* Given data:
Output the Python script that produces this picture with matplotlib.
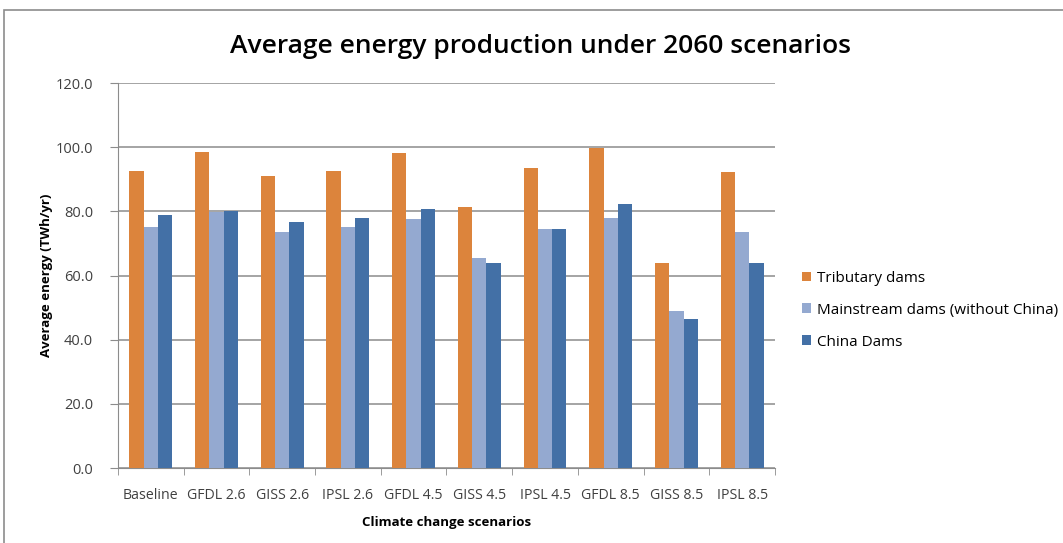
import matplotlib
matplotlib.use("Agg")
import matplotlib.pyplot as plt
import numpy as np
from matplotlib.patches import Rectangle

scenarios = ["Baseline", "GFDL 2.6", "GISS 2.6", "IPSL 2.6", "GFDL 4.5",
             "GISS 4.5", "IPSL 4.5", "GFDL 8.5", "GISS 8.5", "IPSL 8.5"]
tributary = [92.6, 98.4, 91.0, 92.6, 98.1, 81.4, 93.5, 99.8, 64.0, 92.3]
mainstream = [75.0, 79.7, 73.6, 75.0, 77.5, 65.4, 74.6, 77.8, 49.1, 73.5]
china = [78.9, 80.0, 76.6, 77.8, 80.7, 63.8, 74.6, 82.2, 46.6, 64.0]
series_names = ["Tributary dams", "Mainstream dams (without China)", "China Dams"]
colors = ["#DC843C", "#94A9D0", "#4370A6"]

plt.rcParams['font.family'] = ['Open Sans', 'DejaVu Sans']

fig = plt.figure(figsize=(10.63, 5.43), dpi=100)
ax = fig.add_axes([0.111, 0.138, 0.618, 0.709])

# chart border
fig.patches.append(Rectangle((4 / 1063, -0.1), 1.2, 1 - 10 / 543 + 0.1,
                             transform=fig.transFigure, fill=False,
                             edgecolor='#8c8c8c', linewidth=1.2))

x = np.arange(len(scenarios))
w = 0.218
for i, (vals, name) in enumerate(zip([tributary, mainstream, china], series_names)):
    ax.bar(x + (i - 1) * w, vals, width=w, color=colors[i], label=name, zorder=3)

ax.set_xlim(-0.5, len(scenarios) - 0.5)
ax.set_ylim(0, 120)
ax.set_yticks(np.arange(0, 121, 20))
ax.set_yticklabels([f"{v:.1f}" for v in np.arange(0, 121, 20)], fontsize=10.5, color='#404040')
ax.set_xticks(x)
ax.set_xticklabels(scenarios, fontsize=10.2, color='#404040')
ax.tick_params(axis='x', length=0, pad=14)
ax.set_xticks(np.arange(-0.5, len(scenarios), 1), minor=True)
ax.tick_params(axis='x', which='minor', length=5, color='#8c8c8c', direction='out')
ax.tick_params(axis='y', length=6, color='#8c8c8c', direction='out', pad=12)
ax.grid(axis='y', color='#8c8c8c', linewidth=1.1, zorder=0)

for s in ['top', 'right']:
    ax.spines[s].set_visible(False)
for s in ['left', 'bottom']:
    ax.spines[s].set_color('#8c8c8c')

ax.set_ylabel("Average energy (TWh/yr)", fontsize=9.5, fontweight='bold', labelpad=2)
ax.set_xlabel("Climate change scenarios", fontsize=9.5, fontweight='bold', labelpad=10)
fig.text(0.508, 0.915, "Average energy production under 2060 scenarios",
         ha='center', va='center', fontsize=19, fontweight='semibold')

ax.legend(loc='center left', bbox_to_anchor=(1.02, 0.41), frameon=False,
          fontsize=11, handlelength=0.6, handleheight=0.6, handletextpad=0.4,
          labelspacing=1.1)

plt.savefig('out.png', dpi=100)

* Instructions for the task: Restate the whole of the material word for word without the pictures.

* Exercise result:
Output the Python script that produces this picture with matplotlib.
import matplotlib
matplotlib.use("Agg")
import matplotlib.pyplot as plt
import numpy as np
from matplotlib.patches import Rectangle

scenarios = ["Baseline", "GFDL 2.6", "GISS 2.6", "IPSL 2.6", "GFDL 4.5",
             "GISS 4.5", "IPSL 4.5", "GFDL 8.5", "GISS 8.5", "IPSL 8.5"]
tributary = [92.6, 98.4, 91.0, 92.6, 98.1, 81.4, 93.5, 99.8, 64.0, 92.3]
mainstream = [75.0, 79.7, 73.6, 75.0, 77.5, 65.4, 74.6, 77.8, 49.1, 73.5]
china = [78.9, 80.0, 76.6, 77.8, 80.7, 63.8, 74.6, 82.2, 46.6, 64.0]
series_names = ["Tributary dams", "Mainstream dams (without China)", "China Dams"]
colors = ["#DC843C", "#94A9D0", "#4370A6"]

plt.rcParams['font.family'] = ['Open Sans', 'DejaVu Sans']

fig = plt.figure(figsize=(10.63, 5.43), dpi=100)
ax = fig.add_axes([0.111, 0.138, 0.618, 0.709])

# chart border
fig.patches.append(Rectangle((4 / 1063, -0.1), 1.2, 1 - 10 / 543 + 0.1,
                             transform=fig.transFigure, fill=False,
                             edgecolor='#8c8c8c', linewidth=1.2))

x = np.arange(len(scenarios))
w = 0.218
for i, (vals, name) in enumerate(zip([tributary, mainstream, china], series_names)):
    ax.bar(x + (i - 1) * w, vals, width=w, color=colors[i], label=name, zorder=3)

ax.set_xlim(-0.5, len(scenarios) - 0.5)
ax.set_ylim(0, 120)
ax.set_yticks(np.arange(0, 121, 20))
ax.set_yticklabels([f"{v:.1f}" for v in np.arange(0, 121, 20)], fontsize=10.5, color='#404040')
ax.set_xticks(x)
ax.set_xticklabels(scenarios, fontsize=10.2, color='#404040')
ax.tick_params(axis='x', length=0, pad=14)
ax.set_xticks(np.arange(-0.5, len(scenarios), 1), minor=True)
ax.tick_params(axis='x', which='minor', length=5, color='#8c8c8c', direction='out')
ax.tick_params(axis='y', length=6, color='#8c8c8c', direction='out', pad=12)
ax.grid(axis='y', color='#8c8c8c', linewidth=1.1, zorder=0)

for s in ['top', 'right']:
    ax.spines[s].set_visible(False)
for s in ['left', 'bottom']:
    ax.spines[s].set_color('#8c8c8c')

ax.set_ylabel("Average energy (TWh/yr)", fontsize=9.5, fontweight='bold', labelpad=2)
ax.set_xlabel("Climate change scenarios", fontsize=9.5, fontweight='bold', labelpad=10)
fig.text(0.508, 0.915, "Average energy production under 2060 scenarios",
         ha='center', va='center', fontsize=19, fontweight='semibold')

ax.legend(loc='center left', bbox_to_anchor=(1.02, 0.41), frameon=False,
          fontsize=11, handlelength=0.6, handleheight=0.6, handletextpad=0.4,
          labelspacing=1.1)

plt.savefig('out.png', dpi=100)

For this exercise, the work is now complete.